Article 179 (2) The county executive committee consists of—
(a) the county governor and the deputy county governor; and
(b) members appointed by the county governor with the approval of the county assembly
Article 180 (1) The county governor shall be directly elected by the voters registered in the county, on the same day as a general election
Article 184 (1) National legislation shall provide for the governance and management of urban areas and cities and shall, in particular—
(a) establish criteria for classifying areas as urban areas and cities
The legislation for urban areas and cities, according to Schedule 5, must be enacted within one year.
Chapter Twelve – Public Finance
Nothing exciting, just mind-numbing money matters, dig in if you have the stomach.

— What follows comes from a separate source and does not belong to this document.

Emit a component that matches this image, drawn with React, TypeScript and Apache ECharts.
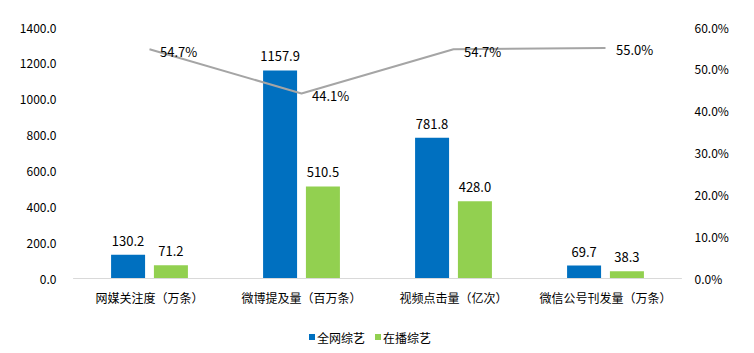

Chapter Thirteen – The Public Service
Chapter Fourteen – National Security
(1) There is established the National Police Service.
(2) The National Police Service consists of—
(a) the Kenya Police Service; and
(b) the Administration Police Service.
(3) The National Police Service is a national service and shall function throughout Kenya.
So there you have the cops, we still need them. We hope Parliament will enact legislation to improve on their operations and professionalism.
Article 245 (1) There is established the office of the Inspector-General of the National Police Service.
The holder of this office can only serve one, four-year term, no re-appointment. This will be the big cop, lording over both the Kenya Police Service and Administration Police Service. Each will be headed by a Deputy Inspector-General. No fuss.
Sixth Schedule (Article 262) – Transitional and Consequential Provisions
This is very detailed, and I could not understand most parts since am a lay man. It deals with what happens after the new Constitution is promulgates, after a resoundig YES vote by the majority. You better read it for yourself.